Testosterone replacement is being touted as an easy fix for men who feel tired, moody, and uninterested in sex. TV commercials have been bragging about the beneficial effects of prescription gels to manage symptoms associated with low hormone levels when men are diagnosed with low testosterone or “low T”.
So, what do men do when the number is too low? Turn it up, say the advertisers.
But is it really that easy?
Physicians who treat low testosterone, warn that the condition is far more complex than the commercials make it seem. Men are advised to get carefully evaluated to determine whether the treatment’s potential benefits outweigh possible health risks that still haven’t been fully explored in research studies.
What’s more, some men who really could benefit from the therapy may have been scared off by recent news reports warning about heart attack risks associated with testosterone replacement.
Since testosterone levels tend to drop naturally as men age, a test to screen for low hormone levels should not be performed during a routine physical exam, according to the American Urological Association.
About 6 percent of men, however, have clinically low testosterone levels that cause troubling symptoms such as low sex drive, erectile dysfunction, sleep difficulties, depressed mood, low energy and low muscle tone. Some may develop osteoporosis or fractures from having too little of the sex hormone.

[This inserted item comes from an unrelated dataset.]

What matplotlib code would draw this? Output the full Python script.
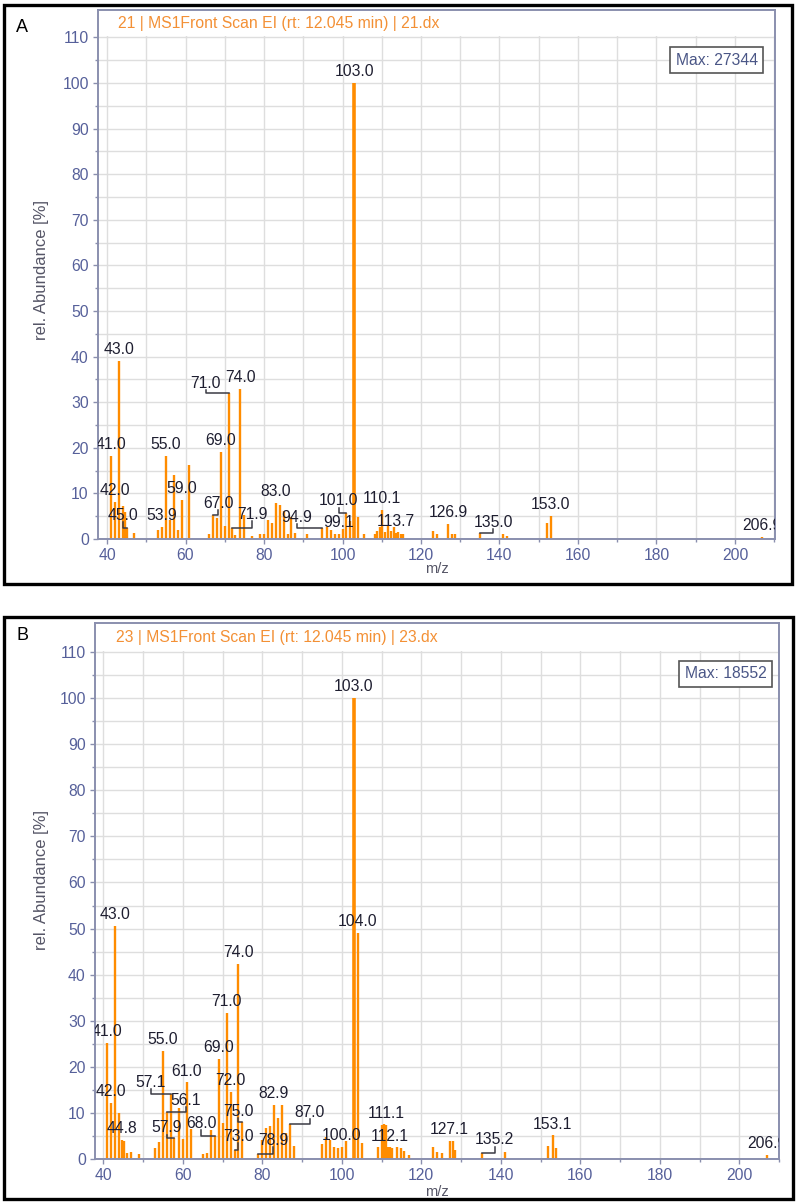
import matplotlib.pyplot as plt
from matplotlib.patches import Rectangle

plt.rcParams['font.family'] = ['Liberation Sans', 'DejaVu Sans']

# spectrum A : 21.dx  (m/z, relative abundance %)
mz_a = [41, 42, 43, 44, 44.5, 45.0, 47, 53, 53.9, 55.0, 56, 57, 58, 59.0, 61, 66, 67.0, 68,
        69.0, 70, 71.0, 71.9, 72.5, 74.0, 75, 77, 79, 80, 81, 82, 83.0, 84, 85, 86, 87, 88,
        91, 94.9, 96, 97, 98, 99.1, 100, 101.0, 102, 103.0, 104, 105.4, 108.3, 108.9, 109.5,
        110.1, 110.9, 111.6, 112.3, 113.2, 113.7, 114.2, 114.8, 115.5, 123, 124, 126.9,
        128, 128.6, 135.0, 141, 142, 152, 153.0, 206.9]
ab_a = [18.2, 8.2, 39.0, 7.2, 6.0, 2.4, 1.3, 1.9, 2.6, 18.2, 4.2, 14.1, 2.0, 8.5, 16.3, 1.2, 5.3, 4.6,
        19.0, 2.8, 32.0, 2.4, 0.8, 32.8, 5.3, 0.7, 1.2, 1.1, 4.2, 3.5, 7.9, 7.5, 6.2, 1.2, 4.9, 1.3,
        1.1, 2.4, 2.7, 1.9, 1.2, 1.0, 2.2, 5.8, 4.0, 100.0, 4.8, 1.0, 1.0, 1.7, 2.6,
        6.4, 1.5, 2.9, 1.7, 2.7, 1.4, 1.5, 1.0, 1.0, 1.8, 1.0, 3.3,
        1.1, 1.1, 1.3, 1.2, 0.6, 3.6, 5.0, 0.5]
labels_a = [41, 42, 43, 45.0, 53.9, 55.0, 59.0, 67.0, 69.0, 71.0, 71.9, 74.0, 83.0, 94.9,
            99.1, 101.0, 103.0, 110.1, 113.7, 126.9, 135.0, 153.0, 206.9]
title_a = '21 | MS1Front Scan EI (rt: 12.045 min) | 21.dx'
max_a = 'Max: 27344'

# spectrum B : 23.dx
mz_b = [41, 42, 43, 44, 44.8, 45.3, 46, 47, 49, 53, 54, 55.0, 56.1, 57.1, 57.9, 59, 60, 61.0, 62,
        65, 66, 67, 68.0, 69.0, 70, 71.0, 72.0, 73.0, 74.0, 75.0, 78.9, 80, 81, 82, 82.9, 84, 85,
        86, 87.0, 88, 95, 96, 97, 98, 99, 100.0, 101, 103.0, 104.0, 105, 109, 110, 110.5, 111.1,
        111.7, 112.1, 112.6, 114, 115, 115.6, 117, 123, 124, 125.3, 127.1, 128, 128.5, 135.2,
        141, 152, 153.1, 154, 206.9]
ab_b = [25.1, 12.1, 50.5, 9.9, 4.1, 3.9, 1.2, 1.6, 1.0, 2.3, 3.6, 23.5, 10.3, 14.2, 4.5, 11.0, 4.3, 16.6, 6.6,
        1.0, 1.2, 6.4, 5.0, 21.8, 7.9, 31.6, 14.6, 2.0, 42.3, 8.1, 1.0, 4.1, 6.8, 7.2, 11.7, 8.8, 11.7,
        5.6, 7.7, 2.8, 3.3, 4.8, 4.1, 2.5, 2.3, 2.7, 3.8, 100.0, 49.0, 3.5, 2.7, 7.4, 7.7, 7.4,
        2.5, 2.5, 2.3, 2.5, 2.3, 1.7, 0.9, 2.5, 1.6, 1.2, 4.0, 3.8, 2.0, 1.4,
        1.6, 2.8, 5.1, 2.3, 0.9]
labels_b = [41, 42, 43, 44.8, 55.0, 56.1, 57.1, 57.9, 61.0, 68.0, 69.0, 71.0, 72.0, 73.0, 74.0,
            75.0, 78.9, 82.9, 87.0, 100.0, 103.0, 104.0, 111.1, 112.1, 127.1, 135.2, 153.1, 206.9]
title_b = '23 | MS1Front Scan EI (rt: 12.045 min) | 23.dx'
max_b = 'Max: 18552'

# labels that sit away from their peak, joined by a leader line: label x, label baseline
lead_a = {45.0: (44.0, 4.2), 67.0: (68.3, 6.8), 71.0: (65.2, 33.2), 71.9: (77.0, 4.4),
          94.9: (88.3, 3.8), 101.0: (99.0, 7.4), 135.0: (138.4, 2.7)}
lead_b = {57.1: (51.9, 15.6), 56.1: (60.8, 11.8), 57.9: (55.9, 5.8), 68.0: (64.6, 6.8),
          75.0: (73.9, 9.4), 73.0: (73.9, 4.0), 78.9: (82.8, 3.0), 87.0: (91.9, 9.2),
          135.2: (138.5, 3.2)}

W, H = 797, 1203
fig = plt.figure(figsize=(W / 100, H / 100), dpi=100)

axc = '#8a8fae'
tickc = '#56609a'
orange = '#ff8c00'
fs = 11.3


def spectrum(box, mz, ab, labels, lead, title, maxtxt, xlim, ytop, maxpos):
    l, t, r, b = box
    ax = fig.add_axes([l / W, 1 - b / H, (r - l) / W, (b - t) / H])
    ax.set_xlim(*xlim)
    ax.set_ylim(0, ytop)
    ax.set_axisbelow(True)
    ax.set_xticks(range(40, 201, 20))
    ax.set_xticks(range(50, 211, 20), minor=True)
    ax.set_yticks(range(0, 111, 10))
    ax.set_yticks(range(5, 110, 10), minor=True)
    ax.grid(which='both', color='#dedede', lw=1.0)
    for s in ax.spines.values():
        s.set_color(axc)
        s.set_linewidth(1.4)
    ax.tick_params(which='major', length=3.6, width=1, color=axc, labelcolor=tickc,
                   labelsize=fs, pad=3)
    ax.tick_params(which='minor', length=2.2, width=1, color=axc)
    # title band above 110
    ax.add_patch(Rectangle((xlim[0], 110.3), xlim[1] - xlim[0], ytop - 110.3,
                           fc='white', ec='none', zorder=1))
    ax.text(0.03, 113.1, title, transform=ax.get_yaxis_transform(), color='#f39035',
            fontsize=fs, va='center', ha='left', zorder=4)

    top = max(ab)
    lws = [2.6 if v == top else 1.7 for v in ab]
    ax.vlines(mz, 0, ab, color=orange, lw=lws, zorder=2)

    for m in labels:
        v = ab[mz.index(m)]
        txt = f'{m:.1f}'
        if m in lead:
            lx, ly = lead[m]
            ax.plot([m, lx, lx], [v, v, ly - 0.5], color='#3a3a44', lw=1.1, zorder=3)
            ax.text(lx, ly, txt, ha='center', va='baseline', fontsize=fs,
                    color='#1e1e30', zorder=4, clip_on=True)
        else:
            ax.annotate(txt, (m, v), xytext=(0, 5), textcoords='offset points',
                        ha='center', va='baseline', fontsize=fs, color='#1e1e30',
                        zorder=4, clip_on=True)

    ax.text(maxpos[0], maxpos[1], maxtxt, transform=ax.get_yaxis_transform(),
            ha='center', va='center', fontsize=fs, color='#4a5686', zorder=5,
            bbox=dict(boxstyle='square,pad=0.35', fc='white', ec='#555555', lw=1.2))
    return ax


spectrum((98, 10, 775, 539), mz_a, ab_a, labels_a, lead_a, title_a, max_a,
         (37.7, 210.2), 116.0, (0.914, 105.0))
spectrum((95, 623, 779, 1159), mz_b, ab_b, labels_b, lead_b, title_b, max_b,
         (37.9, 209.5), 116.3, (0.922, 105.3))

# axis titles
for yc, xl in [(270, 569), (880, 1192)]:
    fig.text(42 / W, 1 - yc / H, 'rel. Abundance [%]', rotation=90, ha='center',
             va='center', fontsize=12, color='#555566')
    fig.text(437 / W, 1 - xl / H, 'm/z', ha='center', va='center', fontsize=10.5,
             color='#555566')

# panel frames and letters
for (x0, y0, x1, y1), letter, ly in [((4, 5, 792, 584), 'A', 28), ((4, 617, 793, 1199), 'B', 636)]:
    fig.add_artist(Rectangle((x0 / W, 1 - y1 / H), (x1 - x0) / W, (y1 - y0) / H,
                             transform=fig.transFigure, fill=False, ec='black', lw=2.4))
    fig.text(22 / W, 1 - ly / H, letter, ha='center', va='center', fontsize=13, color='black')

fig.savefig('out.png', dpi=100)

“Testosterone replacement therapy can help relieve symptoms in a lot of these men,” says Abraham Morgentaler, urologist at Beth Israel Deaconness Medical Center and director of Men’s Health Boston, a dedicated men’s health center. “It’s not perfect, but I don’t think men with symptoms should be scared off a therapy that’s working for them after reading news reports that it may cause heart attacks.”
Testosterone treatment can also cause side effects including shrunken testicles, hair loss, acne, breast enlargement and sterility.
According to an extensive review done by Morgentaler and his colleagues, of dozens of studies examining the risks and benefits of testosterone therapy, only four indicated an increased heart disease risk with the use of testosterone. Two of the four studies had “serious methodological limitations” in terms of how they measured heart problems that developed in patients. Other studies found no increased heart risks, while others found that men with low testosterone levels had an increased risk of dying from heart disease if those levels went untreated compared to men who had testosterone treatment.
One of the more well-designed studies Morgentaler reviewed was a 2010 paper published in the New England Journal of Medicine which found that men over 65 with low testosterone levels who were treated with a daily testosterone gel for six months gained muscle strength and endurance compared to those who used a placebo gel – but testosterone users also had more heart attacks. Out of 209 study participants, 23 in the testosterone group had a heart attack or a blocked artery requiring treatment or died of heart problems during the study compared to five in the placebo group.
“There needs to be a bigger trial of cardiovascular risks with testosterone therapy to get the full answers,” Morgentaler says.
"Men with low libido, erection difficulties and other symptoms of low testosterone need to get their blood levels tested to see if treatment is warranted. Getting an accurate read of levels can be tricky, so Brand Anawalt, chief of medicine at the University of Washington Medical Center and chair of the Endocrine Society’s Hormone Health Network, recommends having the blood test at least twice to account for day-to-day variations. A morning draw after fasting for six hours is best to get an accurate measurement, he says, since levels tend to be highest during morning hours and when fasting.
As a rule of thumb, the lowest level of total testosterone considered normal in men is 250 to 300 nanograms per deciliter. Men with symptoms who have a level of 150 ng/dL would likely benefit from treatment, Anawalt says, even if there’s no explainable cause for their low levels such as testicular cancer, testicular injury, hormonal disorders, or chronic liver or kidney disease. Those who have an explainable cause and a level of 250 ng/dL or below would also warrant treatment, he adds.
“The controversy starts to bubble when a man has a level of around 250 ng/dL without any clear reason to explain his low levels,” Anawalt says. “In general, I tell men that the benefits of treatment are much smaller when levels are closer to normal.”
Men who decide to get treated can choose between injections self-administered or given every one to two weeks, a skin patch or gels applied on the skin daily. The skin patch and gels are more expensive than shots costing about $180 to $300 a month, compared to $50 for generic shots. A new injection called Aveed only needs to be given every 10 weeks, but it costs the same as the gels, and many insurance companies aren’t yet covering it.